[Data items]
^^^^^^^^^^^^^^^^
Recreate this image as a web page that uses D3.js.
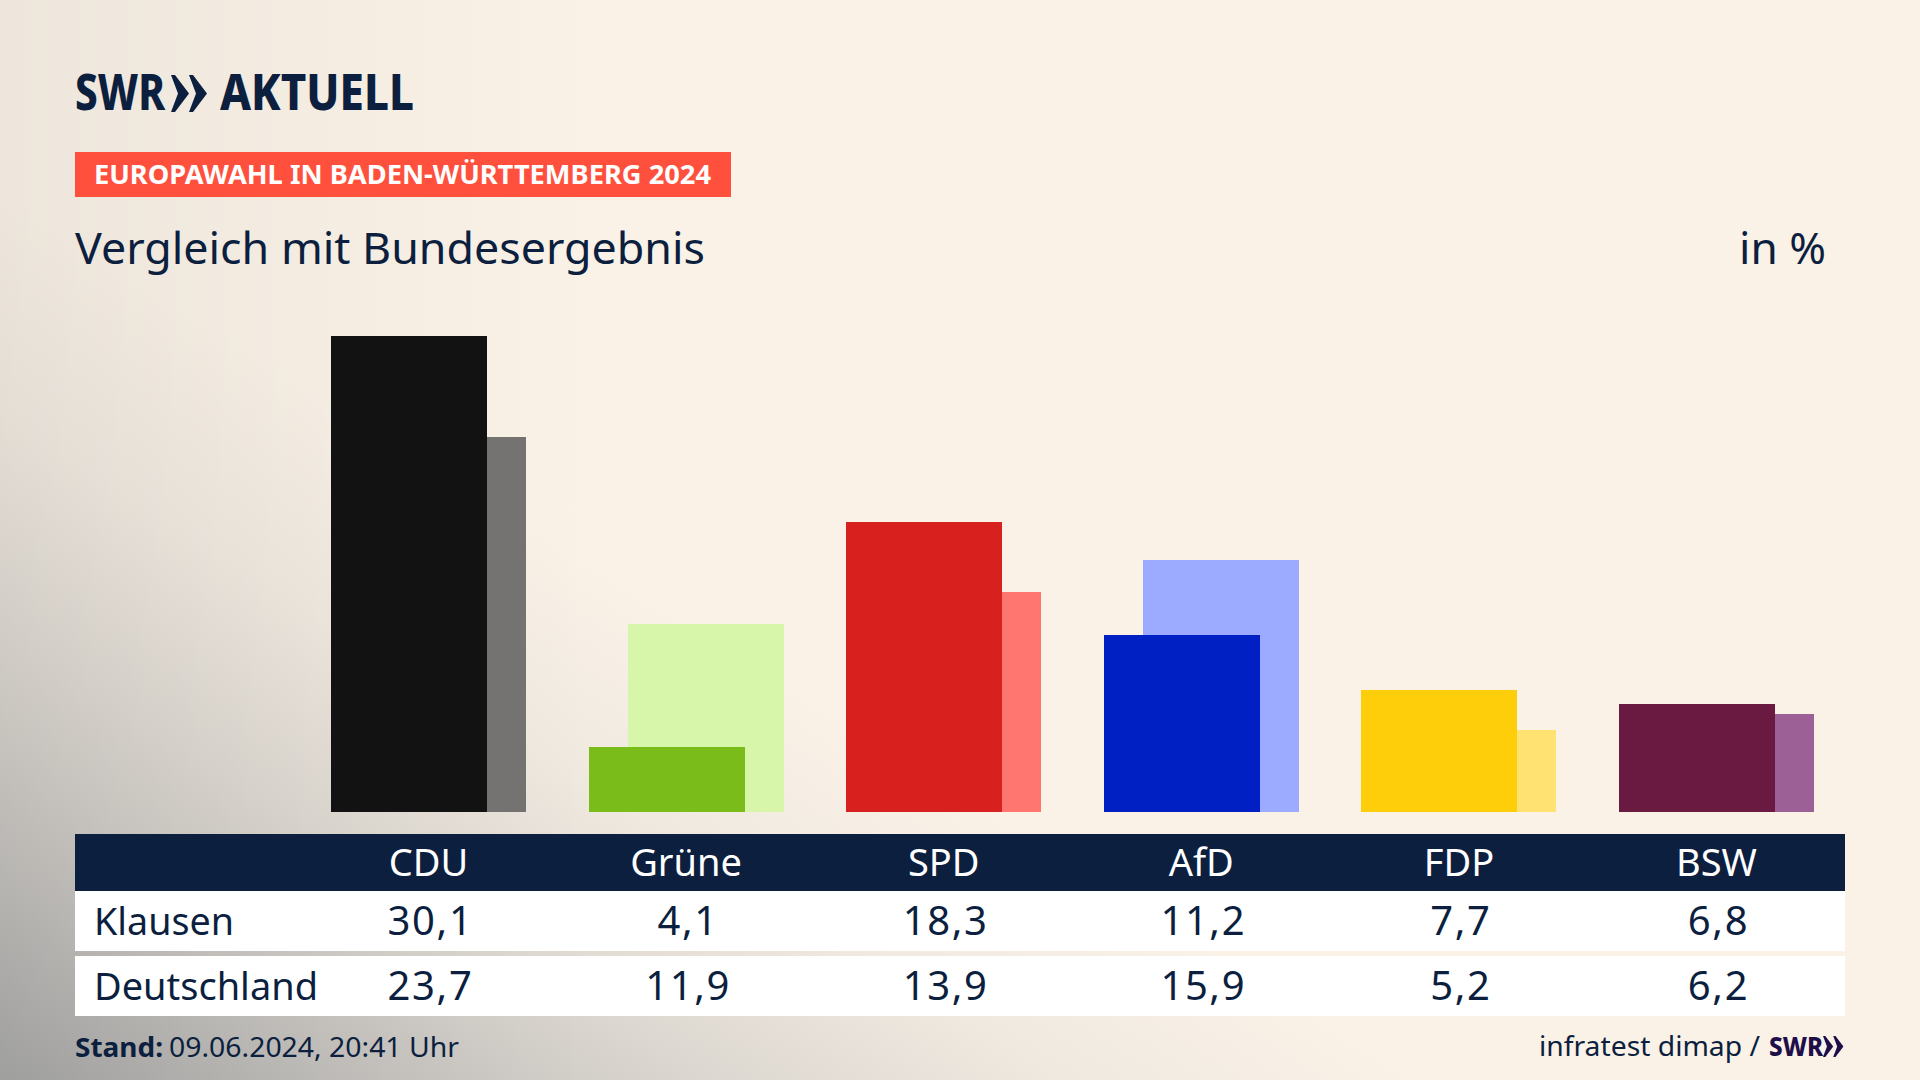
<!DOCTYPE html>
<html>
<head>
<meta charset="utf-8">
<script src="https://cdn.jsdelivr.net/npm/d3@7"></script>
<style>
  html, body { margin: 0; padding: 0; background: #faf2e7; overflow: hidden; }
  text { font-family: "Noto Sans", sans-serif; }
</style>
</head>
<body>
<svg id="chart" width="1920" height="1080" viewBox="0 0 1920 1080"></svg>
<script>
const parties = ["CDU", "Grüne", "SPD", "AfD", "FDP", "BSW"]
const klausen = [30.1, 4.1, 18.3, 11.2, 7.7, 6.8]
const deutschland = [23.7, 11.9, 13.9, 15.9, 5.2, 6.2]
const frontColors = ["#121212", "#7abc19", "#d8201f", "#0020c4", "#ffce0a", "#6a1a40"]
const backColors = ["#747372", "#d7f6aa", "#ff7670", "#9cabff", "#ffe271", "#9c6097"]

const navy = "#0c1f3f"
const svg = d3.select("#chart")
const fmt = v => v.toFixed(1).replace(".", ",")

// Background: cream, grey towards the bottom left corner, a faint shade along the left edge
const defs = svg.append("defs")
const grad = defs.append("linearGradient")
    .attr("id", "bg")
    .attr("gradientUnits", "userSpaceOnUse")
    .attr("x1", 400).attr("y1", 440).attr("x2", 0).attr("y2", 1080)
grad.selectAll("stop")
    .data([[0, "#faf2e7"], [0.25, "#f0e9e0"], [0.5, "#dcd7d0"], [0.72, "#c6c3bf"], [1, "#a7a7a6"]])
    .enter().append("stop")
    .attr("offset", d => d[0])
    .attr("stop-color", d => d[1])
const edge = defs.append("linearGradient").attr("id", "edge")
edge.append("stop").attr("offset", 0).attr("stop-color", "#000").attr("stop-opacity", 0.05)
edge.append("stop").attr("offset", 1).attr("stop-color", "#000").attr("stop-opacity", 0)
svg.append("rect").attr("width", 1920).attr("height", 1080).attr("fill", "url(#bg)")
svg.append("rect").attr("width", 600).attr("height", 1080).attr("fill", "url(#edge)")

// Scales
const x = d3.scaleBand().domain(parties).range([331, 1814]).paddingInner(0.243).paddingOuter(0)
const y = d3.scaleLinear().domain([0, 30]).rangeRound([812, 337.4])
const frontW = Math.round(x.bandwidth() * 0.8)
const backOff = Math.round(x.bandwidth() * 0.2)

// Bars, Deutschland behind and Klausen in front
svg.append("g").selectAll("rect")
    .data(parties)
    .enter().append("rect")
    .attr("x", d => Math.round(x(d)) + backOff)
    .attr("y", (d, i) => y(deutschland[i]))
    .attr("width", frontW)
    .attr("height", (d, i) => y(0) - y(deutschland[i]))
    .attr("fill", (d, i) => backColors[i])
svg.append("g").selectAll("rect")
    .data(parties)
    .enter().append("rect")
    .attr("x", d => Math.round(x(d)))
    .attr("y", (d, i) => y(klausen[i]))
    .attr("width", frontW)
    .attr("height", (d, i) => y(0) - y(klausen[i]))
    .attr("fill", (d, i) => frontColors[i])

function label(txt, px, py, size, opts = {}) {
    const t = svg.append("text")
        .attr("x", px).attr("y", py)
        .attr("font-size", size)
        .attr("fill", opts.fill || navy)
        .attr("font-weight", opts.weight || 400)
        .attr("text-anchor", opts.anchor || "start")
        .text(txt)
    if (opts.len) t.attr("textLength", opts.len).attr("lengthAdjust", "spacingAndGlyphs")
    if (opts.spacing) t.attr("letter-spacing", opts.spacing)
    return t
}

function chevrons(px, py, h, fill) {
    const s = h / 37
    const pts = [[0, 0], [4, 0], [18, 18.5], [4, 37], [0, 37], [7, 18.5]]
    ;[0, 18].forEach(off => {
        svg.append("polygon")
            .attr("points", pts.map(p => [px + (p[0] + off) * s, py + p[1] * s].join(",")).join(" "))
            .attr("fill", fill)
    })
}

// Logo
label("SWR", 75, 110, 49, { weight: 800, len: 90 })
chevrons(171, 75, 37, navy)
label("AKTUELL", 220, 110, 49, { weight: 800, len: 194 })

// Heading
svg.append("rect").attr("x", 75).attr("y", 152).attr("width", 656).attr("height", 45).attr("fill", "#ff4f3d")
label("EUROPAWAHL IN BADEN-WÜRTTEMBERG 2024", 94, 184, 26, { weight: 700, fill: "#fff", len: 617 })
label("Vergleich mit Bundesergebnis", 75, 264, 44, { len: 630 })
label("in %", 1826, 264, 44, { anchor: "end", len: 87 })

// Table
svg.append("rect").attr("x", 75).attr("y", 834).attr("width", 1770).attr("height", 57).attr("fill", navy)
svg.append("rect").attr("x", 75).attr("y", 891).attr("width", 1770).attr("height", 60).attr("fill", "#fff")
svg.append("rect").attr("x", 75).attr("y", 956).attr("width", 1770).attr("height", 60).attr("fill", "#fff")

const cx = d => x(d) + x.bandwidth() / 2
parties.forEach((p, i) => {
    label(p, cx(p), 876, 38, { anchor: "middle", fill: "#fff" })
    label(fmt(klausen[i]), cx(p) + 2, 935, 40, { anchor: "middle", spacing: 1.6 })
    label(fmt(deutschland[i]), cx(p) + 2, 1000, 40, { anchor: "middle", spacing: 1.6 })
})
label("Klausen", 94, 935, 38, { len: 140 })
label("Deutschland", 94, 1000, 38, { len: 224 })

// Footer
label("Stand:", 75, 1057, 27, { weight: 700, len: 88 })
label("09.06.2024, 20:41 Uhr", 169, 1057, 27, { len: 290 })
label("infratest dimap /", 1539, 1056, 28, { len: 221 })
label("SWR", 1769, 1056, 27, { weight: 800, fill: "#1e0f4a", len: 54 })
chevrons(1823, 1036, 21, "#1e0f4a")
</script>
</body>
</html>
^^^^^^^^^^^^^^^^
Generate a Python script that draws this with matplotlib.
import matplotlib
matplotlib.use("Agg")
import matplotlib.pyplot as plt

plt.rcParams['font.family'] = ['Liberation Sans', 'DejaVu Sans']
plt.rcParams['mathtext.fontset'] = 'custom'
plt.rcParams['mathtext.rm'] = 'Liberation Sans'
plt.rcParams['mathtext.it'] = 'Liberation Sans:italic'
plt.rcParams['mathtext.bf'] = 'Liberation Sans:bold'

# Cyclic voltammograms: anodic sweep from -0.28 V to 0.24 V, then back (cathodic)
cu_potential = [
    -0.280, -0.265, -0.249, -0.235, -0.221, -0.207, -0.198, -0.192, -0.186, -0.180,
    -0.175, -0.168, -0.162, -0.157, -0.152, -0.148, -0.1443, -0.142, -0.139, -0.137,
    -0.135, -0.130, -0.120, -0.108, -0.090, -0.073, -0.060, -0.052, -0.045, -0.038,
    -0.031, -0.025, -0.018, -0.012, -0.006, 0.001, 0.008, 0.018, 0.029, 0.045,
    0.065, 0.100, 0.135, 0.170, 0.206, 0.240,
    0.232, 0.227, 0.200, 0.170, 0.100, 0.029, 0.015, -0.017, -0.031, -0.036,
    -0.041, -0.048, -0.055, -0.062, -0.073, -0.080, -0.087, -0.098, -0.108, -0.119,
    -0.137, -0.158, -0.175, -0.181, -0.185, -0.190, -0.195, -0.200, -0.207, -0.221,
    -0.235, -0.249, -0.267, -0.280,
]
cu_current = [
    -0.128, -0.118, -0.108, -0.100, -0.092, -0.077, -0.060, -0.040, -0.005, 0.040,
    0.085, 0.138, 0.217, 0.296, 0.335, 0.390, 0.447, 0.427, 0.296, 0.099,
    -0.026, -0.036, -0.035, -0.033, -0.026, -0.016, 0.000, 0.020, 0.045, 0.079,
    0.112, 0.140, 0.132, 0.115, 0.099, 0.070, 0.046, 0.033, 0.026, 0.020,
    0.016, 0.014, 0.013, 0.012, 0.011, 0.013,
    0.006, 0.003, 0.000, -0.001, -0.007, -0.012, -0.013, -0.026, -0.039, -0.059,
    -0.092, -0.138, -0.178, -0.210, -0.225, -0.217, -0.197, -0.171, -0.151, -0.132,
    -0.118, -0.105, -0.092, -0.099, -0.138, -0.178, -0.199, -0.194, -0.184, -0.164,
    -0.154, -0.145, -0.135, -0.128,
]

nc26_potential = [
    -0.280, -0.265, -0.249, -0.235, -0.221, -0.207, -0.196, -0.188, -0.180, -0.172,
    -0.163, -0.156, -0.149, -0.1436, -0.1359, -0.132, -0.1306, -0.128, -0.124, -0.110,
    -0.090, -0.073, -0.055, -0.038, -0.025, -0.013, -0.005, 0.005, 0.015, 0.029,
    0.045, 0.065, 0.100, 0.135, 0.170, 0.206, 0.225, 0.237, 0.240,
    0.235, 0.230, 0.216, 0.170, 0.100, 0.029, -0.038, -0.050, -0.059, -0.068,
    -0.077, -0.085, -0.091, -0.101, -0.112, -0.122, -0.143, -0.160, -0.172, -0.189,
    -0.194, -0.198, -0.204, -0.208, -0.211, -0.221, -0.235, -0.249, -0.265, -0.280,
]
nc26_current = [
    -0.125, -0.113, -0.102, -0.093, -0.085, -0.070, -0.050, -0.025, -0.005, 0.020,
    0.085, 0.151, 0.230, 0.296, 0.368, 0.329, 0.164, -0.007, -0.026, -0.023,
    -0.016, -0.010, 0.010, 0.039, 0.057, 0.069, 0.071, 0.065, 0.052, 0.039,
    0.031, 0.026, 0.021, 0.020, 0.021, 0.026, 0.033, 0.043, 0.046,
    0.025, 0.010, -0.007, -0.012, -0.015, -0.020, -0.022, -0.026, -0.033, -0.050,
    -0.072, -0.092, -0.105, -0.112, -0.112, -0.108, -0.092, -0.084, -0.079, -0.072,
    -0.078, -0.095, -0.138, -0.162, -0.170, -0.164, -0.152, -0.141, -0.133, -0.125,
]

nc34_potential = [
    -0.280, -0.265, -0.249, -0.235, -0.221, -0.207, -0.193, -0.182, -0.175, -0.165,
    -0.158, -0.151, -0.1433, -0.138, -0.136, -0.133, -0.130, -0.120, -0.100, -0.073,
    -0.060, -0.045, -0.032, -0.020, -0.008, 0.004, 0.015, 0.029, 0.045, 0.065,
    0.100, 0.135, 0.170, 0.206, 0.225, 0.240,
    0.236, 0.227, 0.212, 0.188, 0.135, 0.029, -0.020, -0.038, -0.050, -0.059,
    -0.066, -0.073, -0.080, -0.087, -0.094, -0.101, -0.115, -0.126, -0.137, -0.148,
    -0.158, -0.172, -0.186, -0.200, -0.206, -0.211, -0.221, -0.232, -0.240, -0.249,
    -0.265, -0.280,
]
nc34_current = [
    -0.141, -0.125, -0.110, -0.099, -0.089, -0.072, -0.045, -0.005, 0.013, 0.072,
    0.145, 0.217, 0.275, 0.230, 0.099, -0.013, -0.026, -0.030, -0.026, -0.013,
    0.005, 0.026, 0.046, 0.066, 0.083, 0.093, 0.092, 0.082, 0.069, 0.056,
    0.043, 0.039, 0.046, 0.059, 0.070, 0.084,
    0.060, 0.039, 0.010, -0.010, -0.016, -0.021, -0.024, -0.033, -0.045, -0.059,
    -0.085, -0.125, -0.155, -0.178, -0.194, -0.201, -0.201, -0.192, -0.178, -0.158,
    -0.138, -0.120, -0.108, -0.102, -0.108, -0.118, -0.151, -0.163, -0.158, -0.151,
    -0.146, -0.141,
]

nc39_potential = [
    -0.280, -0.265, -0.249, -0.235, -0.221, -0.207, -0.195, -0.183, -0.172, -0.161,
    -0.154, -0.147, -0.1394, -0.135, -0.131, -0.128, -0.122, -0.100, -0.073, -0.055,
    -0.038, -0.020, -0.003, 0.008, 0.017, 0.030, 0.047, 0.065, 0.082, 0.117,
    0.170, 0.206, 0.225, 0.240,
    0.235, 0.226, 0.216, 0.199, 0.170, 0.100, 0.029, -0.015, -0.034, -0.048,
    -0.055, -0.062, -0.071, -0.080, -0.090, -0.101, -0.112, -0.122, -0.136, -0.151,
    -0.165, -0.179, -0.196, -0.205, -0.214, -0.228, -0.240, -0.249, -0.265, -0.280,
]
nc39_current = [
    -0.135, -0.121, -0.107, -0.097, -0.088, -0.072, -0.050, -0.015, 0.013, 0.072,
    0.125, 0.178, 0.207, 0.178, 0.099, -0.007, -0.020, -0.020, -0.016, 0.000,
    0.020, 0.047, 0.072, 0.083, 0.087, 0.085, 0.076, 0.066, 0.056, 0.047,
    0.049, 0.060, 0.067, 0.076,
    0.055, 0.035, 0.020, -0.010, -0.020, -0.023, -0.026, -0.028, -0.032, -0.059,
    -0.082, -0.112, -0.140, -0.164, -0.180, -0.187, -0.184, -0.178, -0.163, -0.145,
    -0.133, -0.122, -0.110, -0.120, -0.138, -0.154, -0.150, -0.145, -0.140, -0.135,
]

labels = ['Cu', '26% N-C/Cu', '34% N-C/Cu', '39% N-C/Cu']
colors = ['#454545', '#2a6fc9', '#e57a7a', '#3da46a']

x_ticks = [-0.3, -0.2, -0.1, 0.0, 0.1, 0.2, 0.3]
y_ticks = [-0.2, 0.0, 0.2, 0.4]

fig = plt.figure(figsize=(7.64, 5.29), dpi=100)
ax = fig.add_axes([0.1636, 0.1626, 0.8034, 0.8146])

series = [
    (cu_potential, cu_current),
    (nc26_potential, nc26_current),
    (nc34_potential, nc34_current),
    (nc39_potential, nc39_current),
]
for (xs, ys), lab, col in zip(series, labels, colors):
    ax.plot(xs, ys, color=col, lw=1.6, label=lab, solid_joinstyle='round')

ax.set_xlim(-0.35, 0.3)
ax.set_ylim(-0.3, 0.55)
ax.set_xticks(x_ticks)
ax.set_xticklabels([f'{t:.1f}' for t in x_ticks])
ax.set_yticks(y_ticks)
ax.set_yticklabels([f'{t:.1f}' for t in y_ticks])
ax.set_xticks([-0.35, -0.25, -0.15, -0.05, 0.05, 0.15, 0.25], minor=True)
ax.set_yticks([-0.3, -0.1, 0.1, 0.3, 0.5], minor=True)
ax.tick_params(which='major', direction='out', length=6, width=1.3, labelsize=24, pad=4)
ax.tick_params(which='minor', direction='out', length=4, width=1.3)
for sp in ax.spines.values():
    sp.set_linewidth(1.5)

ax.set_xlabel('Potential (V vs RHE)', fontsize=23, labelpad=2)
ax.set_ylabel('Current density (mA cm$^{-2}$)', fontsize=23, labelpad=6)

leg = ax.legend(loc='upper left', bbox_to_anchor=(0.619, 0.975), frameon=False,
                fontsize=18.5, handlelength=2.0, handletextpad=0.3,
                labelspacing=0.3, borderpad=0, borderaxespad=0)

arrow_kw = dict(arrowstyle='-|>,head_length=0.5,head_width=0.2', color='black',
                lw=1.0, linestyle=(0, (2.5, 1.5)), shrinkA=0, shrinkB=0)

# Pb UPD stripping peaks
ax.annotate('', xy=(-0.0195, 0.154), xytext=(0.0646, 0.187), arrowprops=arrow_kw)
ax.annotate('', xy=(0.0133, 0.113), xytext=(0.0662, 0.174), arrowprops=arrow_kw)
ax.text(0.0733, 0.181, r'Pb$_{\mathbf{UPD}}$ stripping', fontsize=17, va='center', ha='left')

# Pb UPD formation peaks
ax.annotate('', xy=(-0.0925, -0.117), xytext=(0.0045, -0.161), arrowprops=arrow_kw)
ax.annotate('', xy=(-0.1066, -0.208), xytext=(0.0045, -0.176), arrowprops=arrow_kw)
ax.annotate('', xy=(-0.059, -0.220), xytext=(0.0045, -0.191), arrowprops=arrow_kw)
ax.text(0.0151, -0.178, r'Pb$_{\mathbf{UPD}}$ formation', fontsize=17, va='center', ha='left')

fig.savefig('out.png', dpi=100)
^^^^^^^^^^^^^^^^
**AIM OF THE TASK**
Nothing but the lines above, starting at the line that contains "Recreate this image" and ending at the line that contains "const fmt = v", should be given again, exactly and without the pictures.

**OUTPUT FOR THIS TASK**
Recreate this image as a web page that uses D3.js.
<!DOCTYPE html>
<html>
<head>
<meta charset="utf-8">
<script src="https://cdn.jsdelivr.net/npm/d3@7"></script>
<style>
  html, body { margin: 0; padding: 0; background: #faf2e7; overflow: hidden; }
  text { font-family: "Noto Sans", sans-serif; }
</style>
</head>
<body>
<svg id="chart" width="1920" height="1080" viewBox="0 0 1920 1080"></svg>
<script>
const parties = ["CDU", "Grüne", "SPD", "AfD", "FDP", "BSW"]
const klausen = [30.1, 4.1, 18.3, 11.2, 7.7, 6.8]
const deutschland = [23.7, 11.9, 13.9, 15.9, 5.2, 6.2]
const frontColors = ["#121212", "#7abc19", "#d8201f", "#0020c4", "#ffce0a", "#6a1a40"]
const backColors = ["#747372", "#d7f6aa", "#ff7670", "#9cabff", "#ffe271", "#9c6097"]

const navy = "#0c1f3f"
const svg = d3.select("#chart")
const fmt = v => v.toFixed(1).replace(".", ",")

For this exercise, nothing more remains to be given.